Excerpt from a dataset
:::
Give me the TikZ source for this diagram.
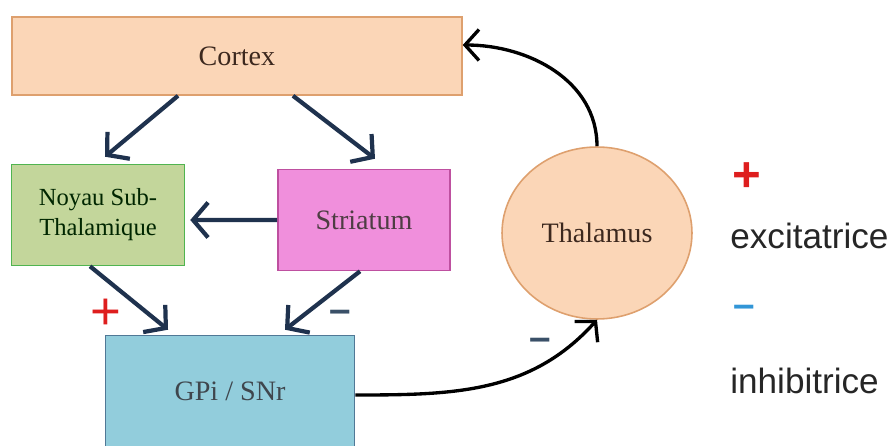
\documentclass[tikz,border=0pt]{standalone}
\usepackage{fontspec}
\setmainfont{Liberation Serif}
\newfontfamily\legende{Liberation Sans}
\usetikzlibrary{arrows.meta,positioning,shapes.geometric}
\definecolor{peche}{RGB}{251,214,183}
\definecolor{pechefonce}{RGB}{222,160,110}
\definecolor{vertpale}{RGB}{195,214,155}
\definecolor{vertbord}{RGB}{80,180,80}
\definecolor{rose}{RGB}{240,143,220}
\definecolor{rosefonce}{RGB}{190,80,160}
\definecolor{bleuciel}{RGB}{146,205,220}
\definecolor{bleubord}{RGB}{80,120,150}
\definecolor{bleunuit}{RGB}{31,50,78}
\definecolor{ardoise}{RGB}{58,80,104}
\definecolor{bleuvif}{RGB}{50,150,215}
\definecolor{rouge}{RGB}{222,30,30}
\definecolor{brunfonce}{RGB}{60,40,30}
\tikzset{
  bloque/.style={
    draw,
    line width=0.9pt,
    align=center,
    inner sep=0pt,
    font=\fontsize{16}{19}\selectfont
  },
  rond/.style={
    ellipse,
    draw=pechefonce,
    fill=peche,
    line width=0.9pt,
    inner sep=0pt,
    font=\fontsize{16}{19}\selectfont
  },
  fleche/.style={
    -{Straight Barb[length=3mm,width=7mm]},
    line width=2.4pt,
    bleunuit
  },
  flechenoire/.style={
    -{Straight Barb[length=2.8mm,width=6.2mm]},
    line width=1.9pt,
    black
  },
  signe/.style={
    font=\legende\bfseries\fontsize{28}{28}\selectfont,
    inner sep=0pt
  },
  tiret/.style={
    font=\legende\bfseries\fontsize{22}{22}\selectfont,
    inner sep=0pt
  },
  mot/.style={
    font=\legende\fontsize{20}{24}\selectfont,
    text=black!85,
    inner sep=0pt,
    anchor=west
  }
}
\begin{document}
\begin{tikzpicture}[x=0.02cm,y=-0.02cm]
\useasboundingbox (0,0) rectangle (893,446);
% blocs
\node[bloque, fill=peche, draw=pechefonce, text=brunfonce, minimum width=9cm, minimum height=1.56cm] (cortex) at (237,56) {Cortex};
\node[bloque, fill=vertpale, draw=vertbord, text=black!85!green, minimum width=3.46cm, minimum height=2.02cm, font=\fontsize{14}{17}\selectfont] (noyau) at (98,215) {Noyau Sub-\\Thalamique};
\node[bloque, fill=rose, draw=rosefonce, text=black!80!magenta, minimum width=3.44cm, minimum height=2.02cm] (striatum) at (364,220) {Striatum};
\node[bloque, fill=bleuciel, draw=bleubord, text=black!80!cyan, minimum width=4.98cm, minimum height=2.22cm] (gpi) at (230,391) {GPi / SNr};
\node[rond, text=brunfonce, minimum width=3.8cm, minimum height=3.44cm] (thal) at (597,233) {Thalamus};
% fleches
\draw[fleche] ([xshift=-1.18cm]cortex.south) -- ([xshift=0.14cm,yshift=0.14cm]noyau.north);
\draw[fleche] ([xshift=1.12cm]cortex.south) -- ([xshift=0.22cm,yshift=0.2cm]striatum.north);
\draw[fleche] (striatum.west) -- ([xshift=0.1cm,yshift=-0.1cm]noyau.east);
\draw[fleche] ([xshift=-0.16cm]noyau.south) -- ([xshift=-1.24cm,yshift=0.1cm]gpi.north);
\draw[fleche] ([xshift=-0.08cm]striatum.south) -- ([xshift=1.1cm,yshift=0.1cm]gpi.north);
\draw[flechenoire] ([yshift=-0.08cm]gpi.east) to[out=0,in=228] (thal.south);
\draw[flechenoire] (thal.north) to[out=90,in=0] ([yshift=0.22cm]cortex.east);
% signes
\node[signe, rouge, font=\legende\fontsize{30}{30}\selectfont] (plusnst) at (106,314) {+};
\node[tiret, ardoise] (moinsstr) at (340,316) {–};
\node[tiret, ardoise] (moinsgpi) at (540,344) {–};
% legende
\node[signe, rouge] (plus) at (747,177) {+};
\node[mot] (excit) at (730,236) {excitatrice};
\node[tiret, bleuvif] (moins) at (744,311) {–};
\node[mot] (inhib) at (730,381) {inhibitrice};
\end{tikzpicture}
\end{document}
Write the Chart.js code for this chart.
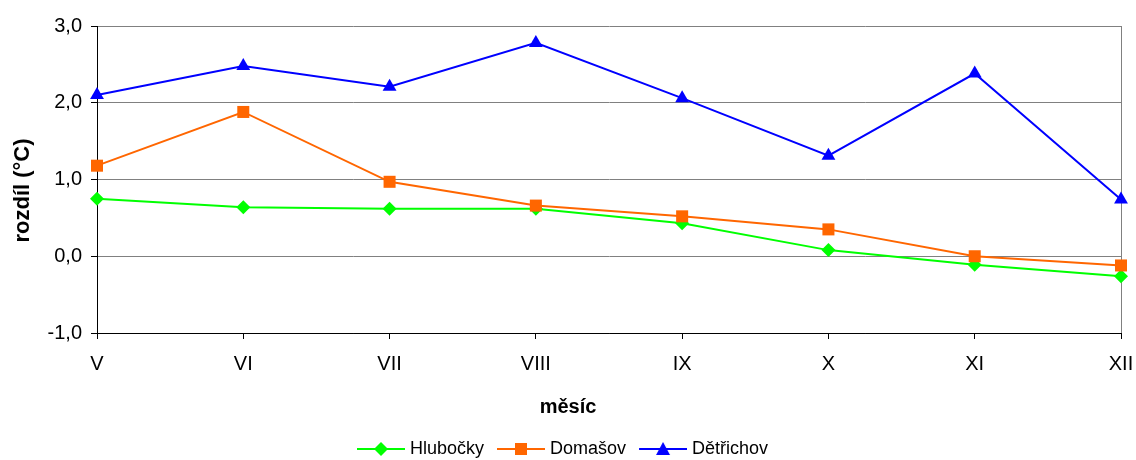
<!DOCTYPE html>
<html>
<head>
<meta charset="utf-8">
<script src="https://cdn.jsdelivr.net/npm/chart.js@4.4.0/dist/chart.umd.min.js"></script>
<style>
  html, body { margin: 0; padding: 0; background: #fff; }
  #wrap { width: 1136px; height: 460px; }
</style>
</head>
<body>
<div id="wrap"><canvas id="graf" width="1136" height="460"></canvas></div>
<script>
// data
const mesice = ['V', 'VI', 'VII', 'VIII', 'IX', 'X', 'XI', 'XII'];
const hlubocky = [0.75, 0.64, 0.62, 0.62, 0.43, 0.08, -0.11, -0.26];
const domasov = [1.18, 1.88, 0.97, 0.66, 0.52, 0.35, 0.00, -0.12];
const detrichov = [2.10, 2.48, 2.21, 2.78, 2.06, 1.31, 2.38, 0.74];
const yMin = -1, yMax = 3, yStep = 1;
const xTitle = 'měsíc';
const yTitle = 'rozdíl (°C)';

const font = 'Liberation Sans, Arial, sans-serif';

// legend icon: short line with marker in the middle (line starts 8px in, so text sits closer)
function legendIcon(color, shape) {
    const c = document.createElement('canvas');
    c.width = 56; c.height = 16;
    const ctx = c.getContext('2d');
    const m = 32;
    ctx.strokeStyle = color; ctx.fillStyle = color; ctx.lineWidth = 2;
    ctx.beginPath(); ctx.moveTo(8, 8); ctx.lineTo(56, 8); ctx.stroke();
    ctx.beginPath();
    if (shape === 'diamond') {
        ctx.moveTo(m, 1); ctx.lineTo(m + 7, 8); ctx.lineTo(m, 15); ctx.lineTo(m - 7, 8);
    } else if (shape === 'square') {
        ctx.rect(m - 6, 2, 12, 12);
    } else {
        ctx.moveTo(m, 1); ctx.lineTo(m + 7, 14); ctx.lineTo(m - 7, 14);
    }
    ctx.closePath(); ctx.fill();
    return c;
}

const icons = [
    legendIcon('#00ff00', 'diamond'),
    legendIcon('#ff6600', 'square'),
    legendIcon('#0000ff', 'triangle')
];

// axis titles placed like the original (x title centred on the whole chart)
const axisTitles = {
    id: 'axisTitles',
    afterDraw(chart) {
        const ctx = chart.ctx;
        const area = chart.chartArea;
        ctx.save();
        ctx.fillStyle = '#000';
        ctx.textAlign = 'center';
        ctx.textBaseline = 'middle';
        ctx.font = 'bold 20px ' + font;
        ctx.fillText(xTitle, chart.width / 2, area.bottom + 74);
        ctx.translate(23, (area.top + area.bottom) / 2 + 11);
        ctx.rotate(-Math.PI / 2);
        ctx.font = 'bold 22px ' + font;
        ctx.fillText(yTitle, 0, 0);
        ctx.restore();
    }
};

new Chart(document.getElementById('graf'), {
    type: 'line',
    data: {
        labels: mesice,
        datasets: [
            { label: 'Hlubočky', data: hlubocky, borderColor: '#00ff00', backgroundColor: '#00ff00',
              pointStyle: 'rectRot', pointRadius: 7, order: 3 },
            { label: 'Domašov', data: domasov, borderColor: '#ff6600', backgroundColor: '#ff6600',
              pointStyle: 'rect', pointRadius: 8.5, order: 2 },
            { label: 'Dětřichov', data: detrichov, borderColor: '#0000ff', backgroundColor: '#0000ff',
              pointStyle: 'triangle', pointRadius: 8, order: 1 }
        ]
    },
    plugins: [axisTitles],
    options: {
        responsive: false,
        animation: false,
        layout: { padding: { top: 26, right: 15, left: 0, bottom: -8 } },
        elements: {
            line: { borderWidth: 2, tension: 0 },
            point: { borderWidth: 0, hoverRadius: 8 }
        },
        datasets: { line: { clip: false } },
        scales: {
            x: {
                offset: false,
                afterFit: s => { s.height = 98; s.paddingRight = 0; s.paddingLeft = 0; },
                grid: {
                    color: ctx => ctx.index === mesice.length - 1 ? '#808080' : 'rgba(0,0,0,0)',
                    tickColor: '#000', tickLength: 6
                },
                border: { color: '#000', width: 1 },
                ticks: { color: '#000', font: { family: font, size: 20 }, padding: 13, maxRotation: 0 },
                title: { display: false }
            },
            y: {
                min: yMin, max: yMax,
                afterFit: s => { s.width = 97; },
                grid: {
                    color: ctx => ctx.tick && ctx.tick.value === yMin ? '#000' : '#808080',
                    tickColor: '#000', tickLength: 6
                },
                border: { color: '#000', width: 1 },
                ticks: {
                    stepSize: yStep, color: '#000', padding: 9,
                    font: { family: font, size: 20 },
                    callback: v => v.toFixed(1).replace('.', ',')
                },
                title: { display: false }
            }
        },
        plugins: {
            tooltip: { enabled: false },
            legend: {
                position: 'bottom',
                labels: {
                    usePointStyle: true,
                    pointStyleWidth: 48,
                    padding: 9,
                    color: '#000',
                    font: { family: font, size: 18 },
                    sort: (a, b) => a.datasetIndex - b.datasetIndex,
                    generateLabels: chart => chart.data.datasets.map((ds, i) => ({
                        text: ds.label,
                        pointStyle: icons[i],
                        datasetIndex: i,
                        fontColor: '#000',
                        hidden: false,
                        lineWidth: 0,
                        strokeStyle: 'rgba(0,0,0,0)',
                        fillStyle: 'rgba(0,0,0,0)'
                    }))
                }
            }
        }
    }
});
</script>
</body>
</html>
:::
§ STATED PROBLEM:
Tell how many lines in the material contain the word "this". Only the number is wanted.

§ THE ANSWER:
2